TASK TO COMPLETE
Output each line exactly as it appears, skipping any embedded picture.

SOURCE DATA
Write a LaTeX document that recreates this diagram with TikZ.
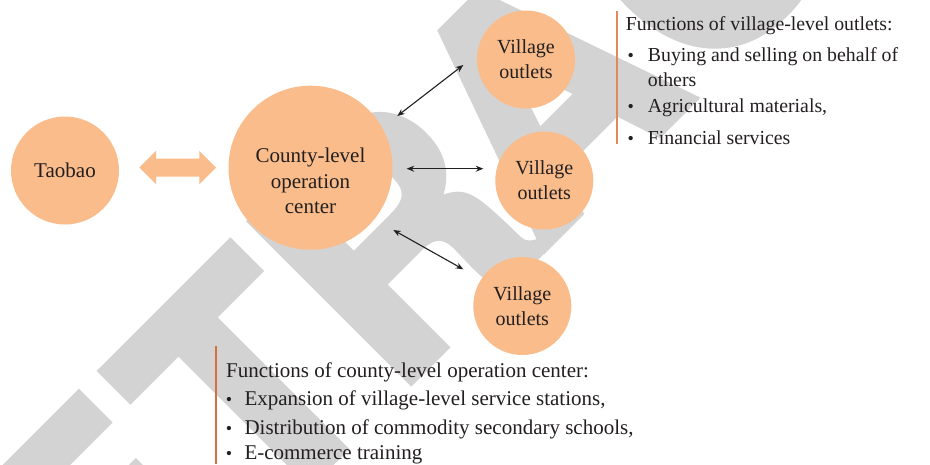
\documentclass[tikz,border=0pt]{standalone}
\usepackage{fontspec}
\setmainfont{Liberation Serif}
\newfontfamily\stampfont{TeX Gyre Heros}[BoldFeatures={FakeBold=3}]
\usetikzlibrary{arrows.meta}

\definecolor{peach}{RGB}{249,188,138}
\definecolor{rule}{RGB}{214,112,58}
\definecolor{rulelight}{RGB}{222,138,90}
\definecolor{stampgray}{RGB}{211,211,211}
\definecolor{ink}{RGB}{35,31,32}

\tikzset{
  hub/.style={circle, fill=peach, draw=none, minimum size=164pt, inner sep=0pt},
  leaf/.style={circle, fill=peach, draw=none, minimum size=98pt, inner sep=0pt,
    align=center, text=ink, font=\fontsize{20}{25}\selectfont},
  site/.style={circle, fill=peach, draw=none, minimum size=108pt, inner sep=0pt,
    text=ink, font=\fontsize{21}{25}\selectfont},
  hubtext/.style={align=center, text=ink, inner sep=0pt, font=\fontsize{21}{25.5}\selectfont},
  link/.style={line width=1.1pt, draw=ink, {Stealth[length=7.5pt,width=6pt]}-{Stealth[length=7.5pt,width=6pt]}},
  listline/.style={anchor=base west, inner sep=0pt, text=ink, font=\fontsize{19.8}{25}\selectfont},
  listlinebig/.style={listline, font=\fontsize{21}{25}\selectfont},
  dot/.style={anchor=base, inner sep=0pt, text=ink, font=\fontsize{18}{25}\selectfont},
  sidebar/.style={line width=1.7pt},
  stamp/.style={anchor=base west, rotate=45, inner sep=0pt, text=stampgray,
    font=\stampfont\bfseries\fontsize{308}{308}\selectfont}
}

\begin{document}
\begin{tikzpicture}[x=1pt, y=-1pt]
  \useasboundingbox (0,0) rectangle (930,464);
  \fill[white] (0,0) rectangle (930,464);

  % watermark lettering behind the diagram, one letter per node along a 45 degree baseline
  \begin{scope}
    \clip (0,0) rectangle (930,464);
    \node[stamp] (wmE) at (105.5,686.2) {E};
    \node[stamp] (wmT) at (258.8,532.9) {T};
    \node[stamp] (wmR) at (393.7,397.7) {R};
    \node[stamp] (wmA) at (539.4,252.3) {A};
    \node[stamp] (wmC) at (699.5,92.2) {C};
  \end{scope}

  % nodes
  \node[site] (tb) at (65,170.5) {Taobao};
  \node[hub] (cc) at (310.5,167.7) {};
  \node[hubtext] (cct) at (310.5,181) {County-level\\operation\\center};
  \node[leaf] (v1) at (526,59.5) {Village\\outlets};
  \node[leaf] (v2) at (544.3,180.5) {Village\\outlets};
  \node[leaf] (v3) at (522.3,306) {Village\\outlets};

  % broad two-way arrow between Taobao and the county centre
  \coordinate (hl) at (139.3,167.5);
  \coordinate (hr) at (216,167.5);
  \fill[peach] (hl) -- ++(16.7,-16.7) -- ++(0,7.7) -- ++(43.3,0) -- ++(0,-7.7)
    -- (hr) -- ++(-16.7,16.7) -- ++(0,-7.7) -- ++(-43.3,0) -- ++(0,7.7) -- cycle;

  % thin two-way links to the village outlets
  \coordinate (a1s) at (397.3,116);
  \coordinate (a1e) at (463.3,65);
  \coordinate (a2s) at (406.7,168.7);
  \coordinate (a2e) at (483.3,168.7);
  \coordinate (a3s) at (393.3,230);
  \coordinate (a3e) at (463.3,269.3);
  \draw[link] (a1s) -- (a1e);
  \draw[link] (a2s) -- (a2e);
  \draw[link] (a3s) -- (a3e);

  % functions of the village-level outlets
  \coordinate (r1t) at (617.3,11);
  \coordinate (r1b) at (617.3,144);
  \draw[sidebar, draw=rulelight] (r1t) -- (r1b);
  \node[listline] (vt) at (625.7,30.7) {Functions of village-level outlets:};
  \node[dot] (vb1) at (630.7,61.7) {\textbullet};
  \node[listline] (vl1) at (647.7,61.7) {Buying and selling on behalf of};
  \node[listline] (vl1b) at (647.7,86.7) {others};
  \node[dot] (vb2) at (630.7,112.7) {\textbullet};
  \node[listline] (vl2) at (647.7,112.7) {Agricultural materials,};
  \node[dot] (vb3) at (630.7,144.3) {\textbullet};
  \node[listline] (vl3) at (647.7,144.3) {Financial services};

  % functions of the county-level operation center
  \coordinate (r2t) at (216,345.7);
  \coordinate (r2b) at (216,464);
  \draw[sidebar, draw=rule] (r2t) -- (r2b);
  \node[listlinebig] (ct) at (226,377.3) {Functions of county-level operation center:};
  \node[dot] (cb1) at (229,405.7) {\textbullet};
  \node[listlinebig] (cl1) at (244.3,405.7) {Expansion of village-level service stations,};
  \node[dot] (cb2) at (229,434.3) {\textbullet};
  \node[listlinebig] (cl2) at (244.3,434.3) {Distribution of commodity secondary schools,};
  \node[dot] (cb3) at (229,459) {\textbullet};
  \node[listlinebig] (cl3) at (244.3,459) {E-commerce training};
\end{tikzpicture}
\end{document}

WRITTEN REPLY
Write a LaTeX document that recreates this diagram with TikZ.
\documentclass[tikz,border=0pt]{standalone}
\usepackage{fontspec}
\setmainfont{Liberation Serif}
\newfontfamily\stampfont{TeX Gyre Heros}[BoldFeatures={FakeBold=3}]
\usetikzlibrary{arrows.meta}

\definecolor{peach}{RGB}{249,188,138}
\definecolor{rule}{RGB}{214,112,58}
\definecolor{rulelight}{RGB}{222,138,90}
\definecolor{stampgray}{RGB}{211,211,211}
\definecolor{ink}{RGB}{35,31,32}

\tikzset{
  hub/.style={circle, fill=peach, draw=none, minimum size=164pt, inner sep=0pt},
  leaf/.style={circle, fill=peach, draw=none, minimum size=98pt, inner sep=0pt,
    align=center, text=ink, font=\fontsize{20}{25}\selectfont},
  site/.style={circle, fill=peach, draw=none, minimum size=108pt, inner sep=0pt,
    text=ink, font=\fontsize{21}{25}\selectfont},
  hubtext/.style={align=center, text=ink, inner sep=0pt, font=\fontsize{21}{25.5}\selectfont},
  link/.style={line width=1.1pt, draw=ink, {Stealth[length=7.5pt,width=6pt]}-{Stealth[length=7.5pt,width=6pt]}},
  listline/.style={anchor=base west, inner sep=0pt, text=ink, font=\fontsize{19.8}{25}\selectfont},
  listlinebig/.style={listline, font=\fontsize{21}{25}\selectfont},
  dot/.style={anchor=base, inner sep=0pt, text=ink, font=\fontsize{18}{25}\selectfont},
  sidebar/.style={line width=1.7pt},
  stamp/.style={anchor=base west, rotate=45, inner sep=0pt, text=stampgray,
    font=\stampfont\bfseries\fontsize{308}{308}\selectfont}
}

\begin{document}
\begin{tikzpicture}[x=1pt, y=-1pt]
  \useasboundingbox (0,0) rectangle (930,464);
  \fill[white] (0,0) rectangle (930,464);

  % watermark lettering behind the diagram, one letter per node along a 45 degree baseline
  \begin{scope}
    \clip (0,0) rectangle (930,464);
    \node[stamp] (wmE) at (105.5,686.2) {E};
    \node[stamp] (wmT) at (258.8,532.9) {T};
    \node[stamp] (wmR) at (393.7,397.7) {R};
    \node[stamp] (wmA) at (539.4,252.3) {A};
    \node[stamp] (wmC) at (699.5,92.2) {C};
  \end{scope}

  % nodes
  \node[site] (tb) at (65,170.5) {Taobao};
  \node[hub] (cc) at (310.5,167.7) {};
  \node[hubtext] (cct) at (310.5,181) {County-level\\operation\\center};
  \node[leaf] (v1) at (526,59.5) {Village\\outlets};
  \node[leaf] (v2) at (544.3,180.5) {Village\\outlets};
  \node[leaf] (v3) at (522.3,306) {Village\\outlets};

  % broad two-way arrow between Taobao and the county centre
  \coordinate (hl) at (139.3,167.5);
  \coordinate (hr) at (216,167.5);
  \fill[peach] (hl) -- ++(16.7,-16.7) -- ++(0,7.7) -- ++(43.3,0) -- ++(0,-7.7)
    -- (hr) -- ++(-16.7,16.7) -- ++(0,-7.7) -- ++(-43.3,0) -- ++(0,7.7) -- cycle;

  % thin two-way links to the village outlets
  \coordinate (a1s) at (397.3,116);
  \coordinate (a1e) at (463.3,65);
  \coordinate (a2s) at (406.7,168.7);
  \coordinate (a2e) at (483.3,168.7);
  \coordinate (a3s) at (393.3,230);
  \coordinate (a3e) at (463.3,269.3);
  \draw[link] (a1s) -- (a1e);
  \draw[link] (a2s) -- (a2e);
  \draw[link] (a3s) -- (a3e);

  % functions of the village-level outlets
  \coordinate (r1t) at (617.3,11);
  \coordinate (r1b) at (617.3,144);
  \draw[sidebar, draw=rulelight] (r1t) -- (r1b);
  \node[listline] (vt) at (625.7,30.7) {Functions of village-level outlets:};
  \node[dot] (vb1) at (630.7,61.7) {\textbullet};
  \node[listline] (vl1) at (647.7,61.7) {Buying and selling on behalf of};
  \node[listline] (vl1b) at (647.7,86.7) {others};
  \node[dot] (vb2) at (630.7,112.7) {\textbullet};
  \node[listline] (vl2) at (647.7,112.7) {Agricultural materials,};
  \node[dot] (vb3) at (630.7,144.3) {\textbullet};
  \node[listline] (vl3) at (647.7,144.3) {Financial services};

  % functions of the county-level operation center
  \coordinate (r2t) at (216,345.7);
  \coordinate (r2b) at (216,464);
  \draw[sidebar, draw=rule] (r2t) -- (r2b);
  \node[listlinebig] (ct) at (226,377.3) {Functions of county-level operation center:};
  \node[dot] (cb1) at (229,405.7) {\textbullet};
  \node[listlinebig] (cl1) at (244.3,405.7) {Expansion of village-level service stations,};
  \node[dot] (cb2) at (229,434.3) {\textbullet};
  \node[listlinebig] (cl2) at (244.3,434.3) {Distribution of commodity secondary schools,};
  \node[dot] (cb3) at (229,459) {\textbullet};
  \node[listlinebig] (cl3) at (244.3,459) {E-commerce training};
\end{tikzpicture}
\end{document}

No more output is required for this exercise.